* Challenge
Reproduce exactly the lines below, from the first one through the line containing "plt.rcParams['font.family'] = ['Liberation", and omit any pictures.

* Data excerpt
* * * * * * * * *
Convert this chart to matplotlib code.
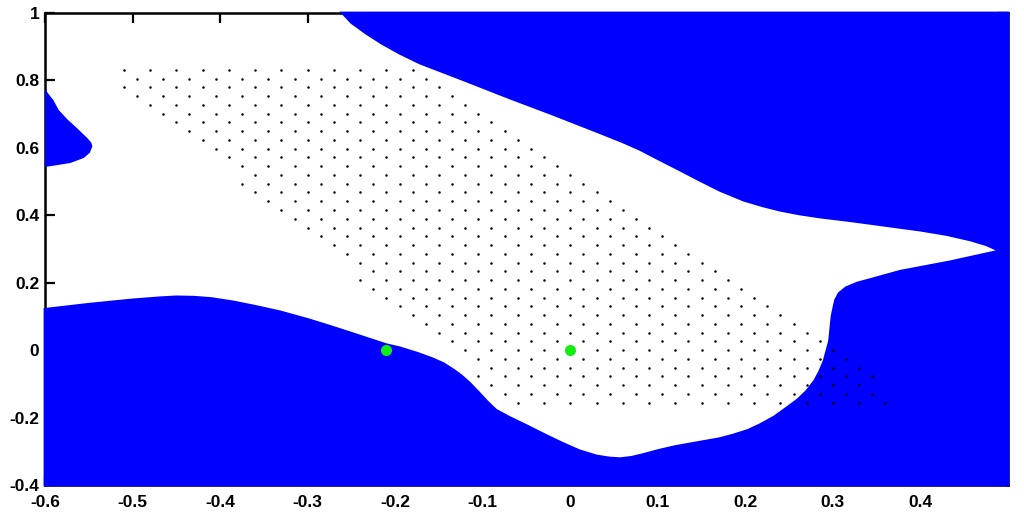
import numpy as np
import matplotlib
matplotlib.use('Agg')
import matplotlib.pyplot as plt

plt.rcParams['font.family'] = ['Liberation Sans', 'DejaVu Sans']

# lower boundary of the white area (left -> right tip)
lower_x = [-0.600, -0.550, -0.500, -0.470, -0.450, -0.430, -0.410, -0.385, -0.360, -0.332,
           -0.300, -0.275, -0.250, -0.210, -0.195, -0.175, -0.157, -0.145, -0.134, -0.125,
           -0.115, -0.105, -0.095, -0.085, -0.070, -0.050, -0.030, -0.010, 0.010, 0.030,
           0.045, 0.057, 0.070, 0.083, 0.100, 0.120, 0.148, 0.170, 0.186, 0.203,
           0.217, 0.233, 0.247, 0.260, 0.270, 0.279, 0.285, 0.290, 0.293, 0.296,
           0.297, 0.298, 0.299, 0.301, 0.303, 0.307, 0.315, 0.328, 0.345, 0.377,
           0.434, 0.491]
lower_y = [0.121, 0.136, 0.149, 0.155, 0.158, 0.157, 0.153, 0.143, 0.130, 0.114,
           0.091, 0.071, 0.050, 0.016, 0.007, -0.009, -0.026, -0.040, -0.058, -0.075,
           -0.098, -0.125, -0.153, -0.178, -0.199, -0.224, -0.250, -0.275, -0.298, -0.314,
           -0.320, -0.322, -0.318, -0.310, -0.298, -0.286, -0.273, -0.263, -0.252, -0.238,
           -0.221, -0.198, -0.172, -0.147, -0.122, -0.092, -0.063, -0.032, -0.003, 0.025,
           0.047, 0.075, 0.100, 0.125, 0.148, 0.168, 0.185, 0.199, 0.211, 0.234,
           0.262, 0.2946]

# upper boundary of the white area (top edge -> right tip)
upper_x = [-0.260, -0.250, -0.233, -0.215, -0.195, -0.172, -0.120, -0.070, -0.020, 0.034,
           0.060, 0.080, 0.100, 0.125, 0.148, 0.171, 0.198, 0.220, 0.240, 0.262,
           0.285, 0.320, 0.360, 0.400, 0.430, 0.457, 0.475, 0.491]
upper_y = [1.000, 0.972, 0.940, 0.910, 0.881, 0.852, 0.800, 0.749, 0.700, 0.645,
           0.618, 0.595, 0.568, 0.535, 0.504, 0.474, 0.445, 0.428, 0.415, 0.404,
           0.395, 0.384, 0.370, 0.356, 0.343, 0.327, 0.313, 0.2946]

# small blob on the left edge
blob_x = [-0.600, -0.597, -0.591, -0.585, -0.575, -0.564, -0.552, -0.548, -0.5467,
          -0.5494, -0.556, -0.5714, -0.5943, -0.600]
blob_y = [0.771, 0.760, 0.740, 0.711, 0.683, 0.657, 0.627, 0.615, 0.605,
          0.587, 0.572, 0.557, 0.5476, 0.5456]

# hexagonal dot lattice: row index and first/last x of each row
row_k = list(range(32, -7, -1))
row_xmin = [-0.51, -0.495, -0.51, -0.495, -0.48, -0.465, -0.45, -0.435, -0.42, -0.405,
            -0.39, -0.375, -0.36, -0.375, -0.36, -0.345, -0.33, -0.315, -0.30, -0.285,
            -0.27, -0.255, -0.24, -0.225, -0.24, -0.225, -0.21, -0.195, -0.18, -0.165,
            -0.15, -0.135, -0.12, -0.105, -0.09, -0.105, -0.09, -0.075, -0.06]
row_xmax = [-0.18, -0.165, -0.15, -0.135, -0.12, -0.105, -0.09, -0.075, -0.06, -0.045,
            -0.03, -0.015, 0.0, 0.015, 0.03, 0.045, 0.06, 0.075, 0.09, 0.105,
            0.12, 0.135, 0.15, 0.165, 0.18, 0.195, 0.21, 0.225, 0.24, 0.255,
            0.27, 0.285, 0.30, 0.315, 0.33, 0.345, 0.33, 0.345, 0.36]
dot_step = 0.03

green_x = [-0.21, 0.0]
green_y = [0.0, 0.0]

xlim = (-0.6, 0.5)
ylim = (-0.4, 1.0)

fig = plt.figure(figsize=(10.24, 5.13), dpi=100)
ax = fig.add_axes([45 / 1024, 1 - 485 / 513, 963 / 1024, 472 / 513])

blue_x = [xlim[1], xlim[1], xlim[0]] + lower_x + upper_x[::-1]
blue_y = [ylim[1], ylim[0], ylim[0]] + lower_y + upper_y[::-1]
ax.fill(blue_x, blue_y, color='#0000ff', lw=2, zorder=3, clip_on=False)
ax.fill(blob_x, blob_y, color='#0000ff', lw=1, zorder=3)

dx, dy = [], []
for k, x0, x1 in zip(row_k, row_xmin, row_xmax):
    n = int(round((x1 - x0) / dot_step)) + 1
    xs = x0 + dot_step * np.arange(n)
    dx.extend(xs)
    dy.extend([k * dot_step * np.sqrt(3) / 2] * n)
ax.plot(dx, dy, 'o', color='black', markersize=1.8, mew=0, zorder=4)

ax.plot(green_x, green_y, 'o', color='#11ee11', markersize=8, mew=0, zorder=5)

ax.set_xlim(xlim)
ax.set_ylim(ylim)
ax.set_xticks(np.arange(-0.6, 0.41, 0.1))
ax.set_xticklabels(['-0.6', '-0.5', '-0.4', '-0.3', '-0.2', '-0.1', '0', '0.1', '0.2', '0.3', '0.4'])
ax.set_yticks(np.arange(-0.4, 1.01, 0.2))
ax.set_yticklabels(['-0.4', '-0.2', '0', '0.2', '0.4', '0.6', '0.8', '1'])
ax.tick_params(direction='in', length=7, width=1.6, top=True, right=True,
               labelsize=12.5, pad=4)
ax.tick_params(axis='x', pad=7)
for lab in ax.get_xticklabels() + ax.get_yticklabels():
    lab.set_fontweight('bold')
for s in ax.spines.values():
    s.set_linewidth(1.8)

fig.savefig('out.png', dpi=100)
* * * * * * * * *
* Reply
Convert this chart to matplotlib code.
import numpy as np
import matplotlib
matplotlib.use('Agg')
import matplotlib.pyplot as plt

plt.rcParams['font.family'] = ['Liberation Sans', 'DejaVu Sans']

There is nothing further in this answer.